By Jeff Mason, Daniel Wiessner and Nate Raymond
WASHINGTON (Reuters) -U.S. President Donald Trump’s team is moving quickly to challenge injunctions that thwarted implementation of his policies on social issues and firing federal workers after the Supreme Court limited lower courts’ powers to block them.
Friday’s ruling was widely viewed as a victory for the president because it shifted power from the judicial to the executive branch. But Trump opponents said they still have legal options to impede his agenda.
One White House official told Reuters the administration was moving immediately to go back to the lower level courts to seek changes, citing layoffs at federal agencies driven by the Department of Government Efficiency (DOGE) as one example of a top priority that an injunction had blocked.
DOGE and government efficiency were “extremely important” to the president, the official added.
Since coming into office in January, Republican Trump has sought to remake American society by enacting reductions in the federal workforce, harsher immigration rules and funding cuts to programs he does not like in both the public and private sectors. Lower courts have stymied those efforts in a number of areas by issuing nationwide injunctions to block them.
The Supreme Court’s ruling will largely put a stop to that practice, pleasing Trump.
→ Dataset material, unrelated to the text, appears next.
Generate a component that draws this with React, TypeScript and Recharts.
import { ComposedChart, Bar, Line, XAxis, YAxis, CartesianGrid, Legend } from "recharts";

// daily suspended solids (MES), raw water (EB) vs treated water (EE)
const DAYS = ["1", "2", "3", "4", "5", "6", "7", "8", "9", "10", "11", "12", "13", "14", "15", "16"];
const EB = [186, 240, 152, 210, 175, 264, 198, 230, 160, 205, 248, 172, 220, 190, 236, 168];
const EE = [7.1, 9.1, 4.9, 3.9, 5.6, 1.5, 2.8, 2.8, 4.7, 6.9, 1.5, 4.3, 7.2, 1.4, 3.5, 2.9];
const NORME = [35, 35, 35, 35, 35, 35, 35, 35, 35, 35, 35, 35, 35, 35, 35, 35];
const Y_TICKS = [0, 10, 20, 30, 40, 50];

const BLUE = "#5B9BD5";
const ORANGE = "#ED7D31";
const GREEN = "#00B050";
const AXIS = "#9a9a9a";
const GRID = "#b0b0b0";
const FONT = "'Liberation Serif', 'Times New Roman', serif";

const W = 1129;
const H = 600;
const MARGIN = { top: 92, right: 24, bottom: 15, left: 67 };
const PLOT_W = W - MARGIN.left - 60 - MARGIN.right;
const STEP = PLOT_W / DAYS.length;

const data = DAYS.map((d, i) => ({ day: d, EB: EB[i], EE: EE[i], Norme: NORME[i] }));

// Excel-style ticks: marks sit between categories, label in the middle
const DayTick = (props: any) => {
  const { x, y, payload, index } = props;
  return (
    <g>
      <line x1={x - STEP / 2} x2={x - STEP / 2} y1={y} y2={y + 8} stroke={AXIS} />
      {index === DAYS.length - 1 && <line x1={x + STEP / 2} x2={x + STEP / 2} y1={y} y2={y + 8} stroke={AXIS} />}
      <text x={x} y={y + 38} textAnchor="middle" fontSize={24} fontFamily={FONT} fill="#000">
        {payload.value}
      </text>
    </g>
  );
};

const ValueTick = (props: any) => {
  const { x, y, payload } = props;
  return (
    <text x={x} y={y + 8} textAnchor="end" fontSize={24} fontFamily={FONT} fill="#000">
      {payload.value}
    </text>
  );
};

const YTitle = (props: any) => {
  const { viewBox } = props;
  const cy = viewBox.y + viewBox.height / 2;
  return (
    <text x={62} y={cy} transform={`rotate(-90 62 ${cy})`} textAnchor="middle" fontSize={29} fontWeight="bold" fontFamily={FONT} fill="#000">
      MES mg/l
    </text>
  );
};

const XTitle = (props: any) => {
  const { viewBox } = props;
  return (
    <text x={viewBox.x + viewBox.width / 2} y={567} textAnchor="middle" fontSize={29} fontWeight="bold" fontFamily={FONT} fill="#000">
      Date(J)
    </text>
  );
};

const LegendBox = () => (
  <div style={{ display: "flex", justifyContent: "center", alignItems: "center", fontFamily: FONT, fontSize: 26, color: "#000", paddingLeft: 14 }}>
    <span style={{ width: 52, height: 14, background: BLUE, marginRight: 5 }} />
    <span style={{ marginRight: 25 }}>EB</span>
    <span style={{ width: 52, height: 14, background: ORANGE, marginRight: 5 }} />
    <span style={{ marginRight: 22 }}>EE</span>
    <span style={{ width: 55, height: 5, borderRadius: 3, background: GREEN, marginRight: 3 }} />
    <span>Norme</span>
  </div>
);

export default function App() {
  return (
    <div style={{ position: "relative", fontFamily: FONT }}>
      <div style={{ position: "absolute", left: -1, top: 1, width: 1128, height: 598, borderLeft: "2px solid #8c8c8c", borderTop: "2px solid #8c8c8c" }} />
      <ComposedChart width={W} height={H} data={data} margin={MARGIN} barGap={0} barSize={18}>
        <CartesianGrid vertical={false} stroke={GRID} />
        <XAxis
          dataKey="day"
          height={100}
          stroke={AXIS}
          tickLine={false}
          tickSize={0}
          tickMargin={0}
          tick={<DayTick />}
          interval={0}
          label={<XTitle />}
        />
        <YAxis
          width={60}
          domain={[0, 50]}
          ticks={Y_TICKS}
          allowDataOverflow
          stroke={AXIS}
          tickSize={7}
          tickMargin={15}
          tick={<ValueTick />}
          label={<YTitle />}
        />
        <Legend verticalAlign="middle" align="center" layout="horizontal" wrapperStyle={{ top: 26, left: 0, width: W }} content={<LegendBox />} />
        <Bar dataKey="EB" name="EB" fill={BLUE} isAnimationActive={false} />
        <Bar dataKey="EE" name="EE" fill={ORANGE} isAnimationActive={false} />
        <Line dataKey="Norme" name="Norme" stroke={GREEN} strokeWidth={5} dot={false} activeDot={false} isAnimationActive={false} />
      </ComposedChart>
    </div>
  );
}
During a press conference at the White House on Friday, the president listed overhauling birthright citizenship, ending funding for sanctuary cities, suspending resettlement of refugees and stopping taxpayer-funded surgeries related to gender transitions as his top goals after the Supreme Court’s move.
“Thanks to this decision, we can now promptly file to proceed with numerous policies that have been wrongly enjoined on a nationwide basis,” he said.
Strategists said they expected Trump to press forward with a right-leaning social agenda, including eliminating diversity, equity and inclusion programs and curbing care for transgender youth.
“I expect the White House to take advantage of this by being even more aggressive on the culture issues where they believe the public is strongly behind them: immigration, gender identity and DEI,” said Carlos Curbelo, a Republican former U.S. congressman from Florida.
OPTIONS STILL ON THE TABLE
The Supreme Court on Friday granted the Trump administration’s request to narrow the scope of three so-called “universal” injunctions issued by federal judges.
But Democratic state attorneys general and groups challenging Trump’s efforts to slash spending, ramp up deportations and restrict treatment for transgender youth said that while the decision was a disappointment, it did not bar them from obtaining any nationwide ruling.
The ruling still allowed for nationwide injunctions in certain situations, including some class action cases brought on behalf of a group of people. It also allowed lower courts to strike down actions nationwide when they violate administrative law, which governs work by federal agencies.
Washington state Attorney General Nick Brown predicted the decision would have minimal impact on the various rulings Democratic-led states have already won in cases challenging Trump’s agenda, saying “it’s only been a small handful where we’ve asked and received nationwide injunctions.”
Just hours after the Supreme Court ruled, lawyers in two different lawsuits challenging Trump’s birthright citizenship order seized on that opening by seeking to have their cases treated as class actions covering children who would be denied citizenship if Trump’s order took effect.
Initial reactions to the Supreme Court decision reflected a widespread misunderstanding of its scope, said Norman Eisen, a lawyer involved in challenges to several Trump policies, including the elimination of birthright citizenship.
“The court leaves a place for nationwide orders using other vehicles,” Eisen said.
Others said the decision will deter “forum shopping,” in which plaintiffs file lawsuits in courts where they believe a quick win is more likely, and allow more policies to be implemented even as they are challenged in court.
“Usually in these highly politicized lawsuits, someone wants relief instantly. That’s no longer available,” said Judd Stone, who as the solicitor general of Texas from 2021 to 2023 represented the Republican-led state in challenges to Biden administration policies. “It’s a major, major paring back of universal relief.”